The French doors that opened onto the veranda to allow cooling air into the home during summertime also allowed in the hordes of hungry mosquitos that travelled on the breeze, so they were replaced.

The Cason family was also surrounded by change, that up to the late 1950s had taken place on a modest scale.

The first subdivision of farmland in the Highfields area seems to have taken place in August 1919 when P Smith and Son and S A Thornton, auctioneers in conjunction, sold five banana farms on Kilfenora Subdivision. This subdivision was surveyed by Mr Edwin Johnson who had carried out the survey of the township of Cooloon (Tweed Heads) completed in 1883.

Gold Coast real estate developer Alfred Grant’s father Mr Walter Alfred Grant came from a South Arm pioneering family.

In 1916 Walter, a widower, married widow Elsie Way (nee Gallard) who was the mother of Effie Cason. Elsie and Walter Grant were living in retirement at Tyalgum at the time of Elsie’s death in 1960, and Walter then lived at Highfields until his death in 1965.
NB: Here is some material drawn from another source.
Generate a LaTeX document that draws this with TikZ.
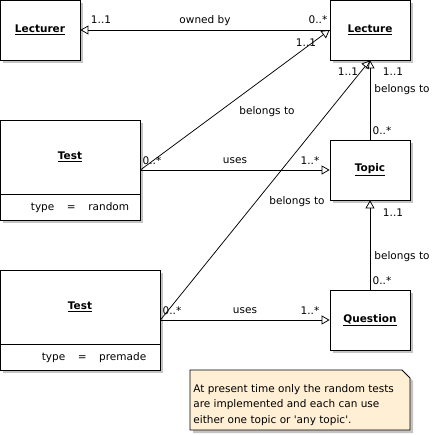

In August 1959 Alfred Grant advertised the sale of his completed Terranora Lakes Country Club Estate on land surrounding Bill and Effie’s property.
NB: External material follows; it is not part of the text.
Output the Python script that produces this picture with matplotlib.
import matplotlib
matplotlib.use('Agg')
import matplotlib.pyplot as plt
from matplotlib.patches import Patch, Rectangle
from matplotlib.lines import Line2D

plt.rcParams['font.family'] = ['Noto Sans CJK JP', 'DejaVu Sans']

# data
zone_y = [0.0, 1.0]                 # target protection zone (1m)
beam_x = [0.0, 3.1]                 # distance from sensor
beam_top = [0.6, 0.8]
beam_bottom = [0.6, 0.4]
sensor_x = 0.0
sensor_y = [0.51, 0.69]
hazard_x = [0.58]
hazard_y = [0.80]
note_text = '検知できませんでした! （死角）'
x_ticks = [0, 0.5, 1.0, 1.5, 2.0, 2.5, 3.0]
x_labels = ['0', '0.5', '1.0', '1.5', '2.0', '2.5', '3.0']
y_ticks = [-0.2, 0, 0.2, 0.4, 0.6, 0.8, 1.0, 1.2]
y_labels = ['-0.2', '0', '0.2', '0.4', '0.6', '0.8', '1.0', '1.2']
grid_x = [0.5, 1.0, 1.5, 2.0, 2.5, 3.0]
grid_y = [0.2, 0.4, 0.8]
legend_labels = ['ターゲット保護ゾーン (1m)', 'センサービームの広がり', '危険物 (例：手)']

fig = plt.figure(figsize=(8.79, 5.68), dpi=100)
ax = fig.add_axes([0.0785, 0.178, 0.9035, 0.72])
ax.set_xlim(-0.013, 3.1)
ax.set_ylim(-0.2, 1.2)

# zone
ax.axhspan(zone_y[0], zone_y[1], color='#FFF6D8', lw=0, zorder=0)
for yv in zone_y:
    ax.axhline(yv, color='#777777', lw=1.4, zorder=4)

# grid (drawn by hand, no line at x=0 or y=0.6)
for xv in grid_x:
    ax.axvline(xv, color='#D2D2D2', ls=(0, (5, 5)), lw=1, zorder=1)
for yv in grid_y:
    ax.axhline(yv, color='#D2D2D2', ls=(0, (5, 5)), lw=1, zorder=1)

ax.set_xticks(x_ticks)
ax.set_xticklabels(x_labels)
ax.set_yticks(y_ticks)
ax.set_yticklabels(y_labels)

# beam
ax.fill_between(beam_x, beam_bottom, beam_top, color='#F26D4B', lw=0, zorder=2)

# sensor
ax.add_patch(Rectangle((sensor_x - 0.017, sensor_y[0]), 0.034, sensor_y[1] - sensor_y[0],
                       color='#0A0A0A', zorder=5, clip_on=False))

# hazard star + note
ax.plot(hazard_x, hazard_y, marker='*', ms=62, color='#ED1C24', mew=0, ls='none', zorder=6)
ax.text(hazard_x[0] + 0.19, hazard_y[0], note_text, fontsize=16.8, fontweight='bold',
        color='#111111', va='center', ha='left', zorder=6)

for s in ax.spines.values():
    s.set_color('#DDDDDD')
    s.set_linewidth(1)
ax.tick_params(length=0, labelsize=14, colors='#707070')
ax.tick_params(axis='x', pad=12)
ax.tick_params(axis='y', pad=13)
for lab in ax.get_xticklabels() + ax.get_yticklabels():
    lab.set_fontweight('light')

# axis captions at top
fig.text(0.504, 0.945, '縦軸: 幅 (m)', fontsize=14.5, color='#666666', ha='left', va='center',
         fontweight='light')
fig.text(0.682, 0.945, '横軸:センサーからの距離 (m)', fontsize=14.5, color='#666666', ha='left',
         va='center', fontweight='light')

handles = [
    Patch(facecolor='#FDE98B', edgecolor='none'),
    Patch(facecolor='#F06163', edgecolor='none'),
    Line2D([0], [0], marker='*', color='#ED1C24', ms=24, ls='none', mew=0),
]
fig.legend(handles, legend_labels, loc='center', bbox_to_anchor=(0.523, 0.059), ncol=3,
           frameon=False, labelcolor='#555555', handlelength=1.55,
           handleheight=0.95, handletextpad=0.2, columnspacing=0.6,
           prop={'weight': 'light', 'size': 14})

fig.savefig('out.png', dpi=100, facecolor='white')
Included in the price of a block of land was 100 pounds worth of shares in the country club company that provided a part ownership and membership of the club.

The country club facilities consisting of a nine-hole golf course, eight-rink bowling green, swimming pool, clubhouse, squash court, tennis court and riding stable were already under construction.

On Saturday, October 2, 1965 the Terranora Lakes Country Club was officially opened by the New South Wales Minister for Housing and Co-operative Societies and Member for Byron, Mr S T Stephens.

The success and expansion of the Terranora Lakes Country Club steadily increased its membership. People attracted to the area and the amenities offered by the country club built their homes on the nearby land.

Over the years as more land became available for development the housing estates spread out further, until the Cason family home’s fine views were eventually blocked by houses and tree growth.

In 1970 the Terranora Lakes-Bilambil Progress Association asked Tweed Shire Council to make the name of the area, historically known as Highfields, official.

Tweed Shire Councillor Mrs H M Simpson, who lived in Simpson’s Road, Highfields, objected to this request, stating that there was already confusion with local mail going to other centres named Highfields.

Her successful move to block the local progress association’s request resulted in a name change to Bilambil Heights, and severed a link that many long-time residents had with an earlier era.

The Cason family home is probably the last tangible link with the early years of real estate devel- opment in the area.